Un convalescent apprécie toujours la visite à condition qu’elle soit courte. Allez-vous en profiter pour déballer vos problèmes devant le pauvre hère puisant dans ses réserves pour faire bonne figure ? Il suffit de le conforter dans son amitié, de l’assurer de son soutien dans toutes les difficultés de son existence. L’autre comprendrait qu’il parle aussi pour sa femme, sans remuer le couteau dans la plaie. Ce serait le meilleur des pansements.

Mon consultant est radieux de tenir sa solution. Pour synthétiser le cauchemar, on pourrait donc dire que “le flot envahissant des pensées est un handicap à évacuer en prenant le temps du sourire et de l’environnement”. La sarabande va-t-elle enfin s’arrêter dans sa tête ? Un dernier handicap surgit. Un de ses amis, en travaillant le bois le week-end, chez lui, a fait tomber bêtement une planche sur son pied. Evénement anodin. Seulement cet homme est diabétique. De crainte qu’il n’attrape la gangrène, on a préféré lui couper les orteils ! Il devait revenir de l’hôpital quant l’autre y rentrait. Et tous, dans leur corps de métier, soudés entre eux comme les maillons d’une même chaîne s’inquiètent de l’autre. La chaîne se forme, la chaîne d’handicapés du rêve. Elle s’ajoute au lieu de se diminuer La chaîne, par la solidarité, la confiance, l’accompagnement, l’amitié, peut soulager des maux. Chacun peut aller faire une petite visite, rester concis, juste pour assurer, rassurer, retrouver un apaisement afin d’apporter offrande. C’est un mouvement permanent. Celui qui prononce, celui qui reçoit : “Je vais te tuer. Je tue” se tue lui-même. Celui qui prononce, celui qui reçoit : “je te donne la paix, je t’offre” se donne la paix, s’offre à lui-même. Ce mouvement est incessant. Il peut être d’amplitude faible ou forte mais se lie toujours. Il est donc très important de s’insérer dans l’environnement et d’y remettre de la vie, de faire envie, de le faire vivre, de créer ce dynamisme de vie. C’est une excellente manière de faire sortir, d’exprimer, et de transférer son somatisme. C’est la manière positive de ne pas somatiser et de ressortir de ce somatisme familial ou coutumier.
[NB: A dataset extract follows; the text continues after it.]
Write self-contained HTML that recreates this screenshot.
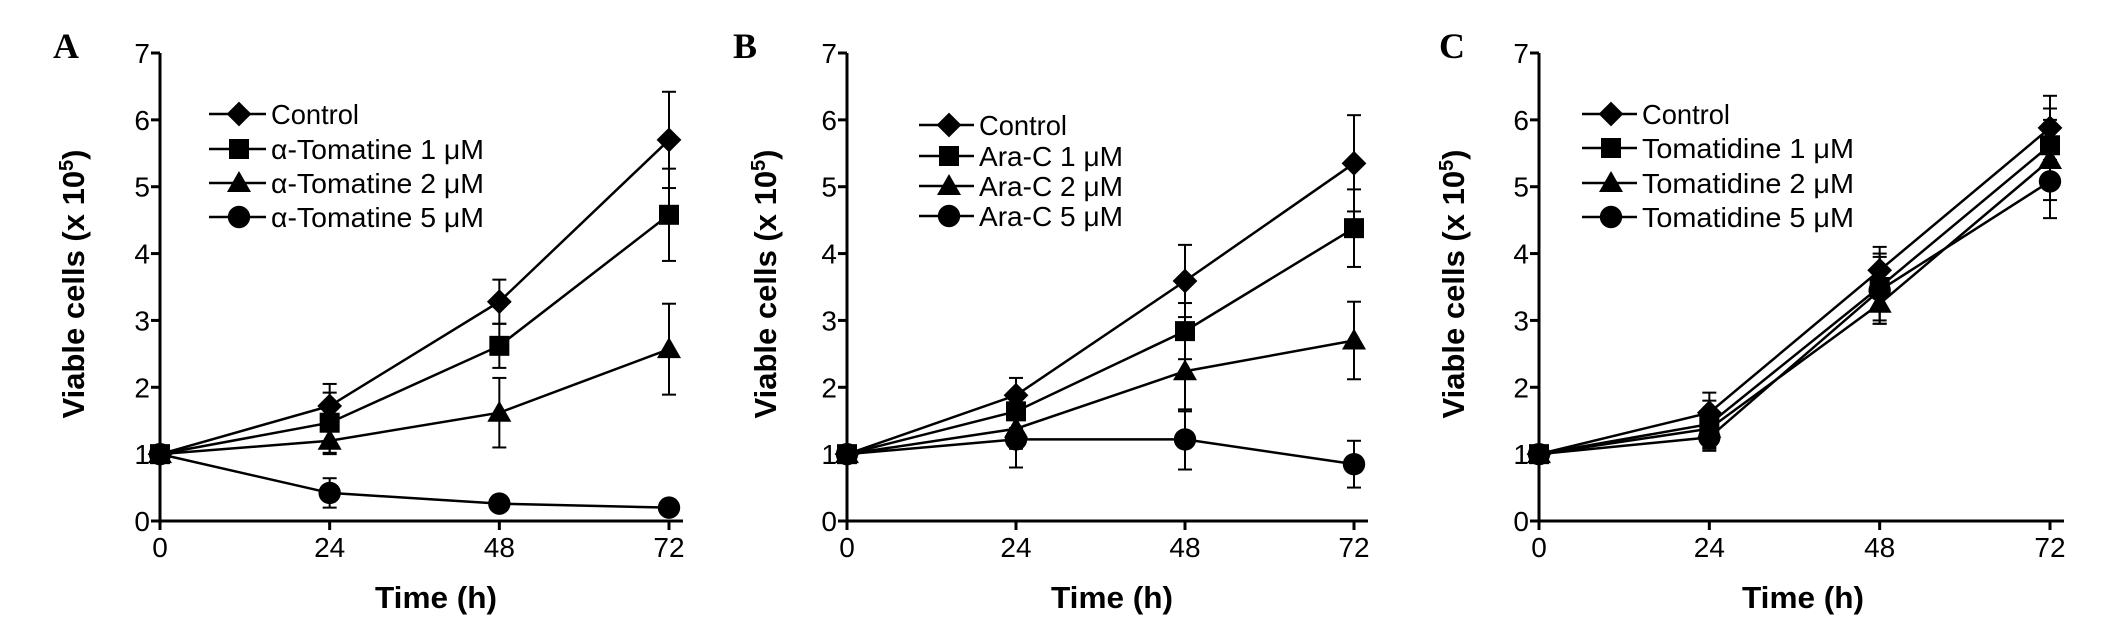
<!DOCTYPE html>
<html><head><meta charset="utf-8"><style>
html,body{margin:0;padding:0;background:#fff;}
svg{display:block;}
text{font-family:"Liberation Sans",sans-serif;fill:#000;}
</style></head><body>
<svg id="fig" width="2126" height="628" viewBox="0 0 2126 628" xmlns="http://www.w3.org/2000/svg"></svg>
<script>
const timePoints = [0, 24, 48, 72];
const yTicks = [0, 1, 2, 3, 4, 5, 6, 7];
const markerShapes = ["diamond", "square", "triangle", "circle"];

const labelsA = ["Control", "α-Tomatine 1 μM", "α-Tomatine 2 μM", "α-Tomatine 5 μM"];
const controlA = [1, 1.72, 3.28, 5.7];
const tom1A = [1, 1.47, 2.62, 4.58];
const tom2A = [1, 1.2, 1.62, 2.57];
const tom5A = [1, 0.42, 0.26, 0.2];
const errControlA = [0, 0.33, 0.33, 0.72];
const errTom1A = [0, 0.45, 0.33, 0.69];
const errTom2A = [0, 0.2, 0.52, 0.68];
const errTom5A = [0, 0.22, 0.05, 0.05];

const labelsB = ["Control", "Ara-C 1 μM", "Ara-C 2 μM", "Ara-C 5 μM"];
const controlB = [1, 1.88, 3.59, 5.35];
const ara1B = [1, 1.64, 2.84, 4.38];
const ara2B = [1, 1.38, 2.24, 2.7];
const ara5B = [1, 1.22, 1.22, 0.85];
const errControlB = [0, 0.26, 0.54, 0.72];
const errAra1B = [0, 0.25, 0.42, 0.58];
const errAra2B = [0, 0.3, 0.6, 0.58];
const errAra5B = [0, 0.42, 0.45, 0.35];

const labelsC = ["Control", "Tomatidine 1 μM", "Tomatidine 2 μM", "Tomatidine 5 μM"];
const controlC = [1, 1.62, 3.75, 5.88];
const tomd1C = [1, 1.45, 3.5, 5.62];
const tomd2C = [1, 1.38, 3.25, 5.4];
const tomd5C = [1, 1.25, 3.45, 5.08];
const errControlC = [0, 0.3, 0.35, 0.48];
const errTomd1C = [0, 0.35, 0.5, 0.55];
const errTomd2C = [0, 0.3, 0.3, 0.6];
const errTomd5C = [0, 0.2, 0.5, 0.55];

const NS = "http://www.w3.org/2000/svg";
const svg = document.getElementById("fig");
function el(tag, attrs, parent) {
  const e = document.createElementNS(NS, tag);
  for (const k in attrs) e.setAttribute(k, attrs[k]);
  (parent || svg).appendChild(e);
  return e;
}
function marker(g, shape, cx, cy, s) {
  let m;
  if (shape === "diamond") m = el("polygon", {points: `${cx},${cy-s*0.62} ${cx+s*0.62},${cy} ${cx},${cy+s*0.62} ${cx-s*0.62},${cy}`}, g);
  else if (shape === "square") m = el("rect", {x: cx-s/2, y: cy-s/2, width: s, height: s}, g);
  else if (shape === "triangle") m = el("polygon", {points: `${cx},${cy-s*0.6} ${cx+s*0.6},${cy+s*0.45} ${cx-s*0.6},${cy+s*0.45}`}, g);
  else m = el("circle", {cx: cx, cy: cy, r: s*0.56}, g);
  m.setAttribute("fill", "#000");
  return m;
}

const panels = [
  {id: "a", letter: "A", letterX: 53, x0: 160, x72: 669, titleX: 73, timeX: 436,
   labels: labelsA, series: [controlA, tom1A, tom2A, tom5A], errs: [errControlA, errTom1A, errTom2A, errTom5A],
   legX1: 209, legX2: 266, legM: 239, legT: 271, legY: [114, 149, 183, 217], legW: [88, 213, 213, 213]},
  {id: "b", letter: "B", letterX: 733, x0: 847, x72: 1354, titleX: 765, timeX: 1112,
   labels: labelsB, series: [controlB, ara1B, ara2B, ara5B], errs: [errControlB, errAra1B, errAra2B, errAra5B],
   legX1: 919, legX2: 974, legM: 949, legT: 979, legY: [125, 156, 186, 216], legW: [88, 144, 144, 144]},
  {id: "c", letter: "C", letterX: 1439, x0: 1539, x72: 2050, titleX: 1453, timeX: 1803,
   labels: labelsC, series: [controlC, tomd1C, tomd2C, tomd5C], errs: [errControlC, errTomd1C, errTomd2C, errTomd5C],
   legX1: 1582, legX2: 1637, legM: 1611, legT: 1642, legY: [114, 148, 183, 217], legW: [88, 212, 212, 212]}
];
const y0 = 521, y7 = 53;
panels.forEach(p => {
  const g = el("g", {});
  
  
  const xs = t => p.x0 + (t / 72) * (p.x72 - p.x0);
  const ys = v => y0 - (v / 7) * (y0 - y7);

  const L = el("text", {x: p.letterX, y: 58, "font-size": 36, "font-weight": "bold", style: "font-family:'Liberation Serif',serif"}, g);
  L.textContent = p.letter;
  
  

  const ya = el("line", {x1: p.x0, y1: y7, x2: p.x0, y2: y0 + 1.5, stroke: "#000", "stroke-width": 3}, g);
  
  
  const xa = el("line", {x1: p.x0 - 1.5, y1: y0, x2: p.x72 + 14, y2: y0, stroke: "#000", "stroke-width": 3}, g);
  
  
  yTicks.forEach(v => {
    el("line", {x1: p.x0 - 9, y1: ys(v), x2: p.x0, y2: ys(v), stroke: "#000", "stroke-width": 3}, g);
    const t = el("text", {x: p.x0 - 10, y: ys(v) + 10, "font-size": 28, "text-anchor": "end"}, g);
    t.textContent = v;
    
    
  });
  timePoints.forEach(tp => {
    el("line", {x1: xs(tp), y1: y0, x2: xs(tp), y2: y0 + 9, stroke: "#000", "stroke-width": 3}, g);
    const t = el("text", {x: xs(tp), y: 557, "font-size": 28, "text-anchor": "middle"}, g);
    t.textContent = tp;
    
    
  });
  const xt = el("text", {x: p.timeX, y: 608, "font-size": 31, "font-weight": "bold", "text-anchor": "middle", textLength: 122, lengthAdjust: "spacingAndGlyphs"}, g);
  xt.textContent = "Time (h)";
  
  
  const yt = el("text", {x: 0, y: 0, "font-size": 31, "font-weight": "bold", "text-anchor": "middle", transform: `translate(${p.titleX + 11},284) rotate(-90)`}, g);
  yt.innerHTML = 'Viable cells (x 10<tspan dy="-11" font-size="20">5</tspan><tspan dy="11">)</tspan>';
  
  

  p.series.forEach((vals, si) => {
    const sg = el("g", {}, g);
    
    
    const pts = vals.map((v, i) => `${xs(timePoints[i])},${ys(v)}`).join(" ");
    el("polyline", {points: pts, fill: "none", stroke: "#000", "stroke-width": 2.5}, sg);
    vals.forEach((v, i) => {
      const e = p.errs[si][i];
      if (e > 0) {
        const cx = xs(timePoints[i]);
        el("line", {x1: cx, y1: ys(v + e), x2: cx, y2: ys(v - e), stroke: "#000", "stroke-width": 2}, sg);
        el("line", {x1: cx - 7, y1: ys(v + e), x2: cx + 7, y2: ys(v + e), stroke: "#000", "stroke-width": 2}, sg);
        el("line", {x1: cx - 7, y1: ys(v - e), x2: cx + 7, y2: ys(v - e), stroke: "#000", "stroke-width": 2}, sg);
      }
    });
    vals.forEach((v, i) => {
      const m = marker(sg, markerShapes[si], xs(timePoints[i]), ys(v), 20);
      
      
    });
  });

  p.labels.forEach((lab, li) => {
    const lg = el("g", {}, g);
    
    
    const yy = p.legY[li];
    el("line", {x1: p.legX1, y1: yy, x2: p.legX2, y2: yy, stroke: "#000", "stroke-width": 2.5}, lg);
    marker(lg, markerShapes[li], p.legM, yy, 20);
    const t = el("text", {x: p.legT, y: yy + 10, "font-size": 28, textLength: p.legW[li], lengthAdjust: "spacingAndGlyphs"}, lg);
    t.textContent = lab;
  });
});
</script>
</body></html>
L’important, c’est de se relever chaque fois qu’on tombe, chaque fois qu’on pose un genou au sol. C’est se relever, se redresser pour soi certes, mais aussi pour l’environnement, de manière à ne pas s’enfermer dans une somatisation. C’est entre autre le rôle des parents. C’est un rôle qui est peu compris. C’est ainsi que l’on crée l’environnement, en effectuant l’offrande de se redresser, l’offrande de communiquer.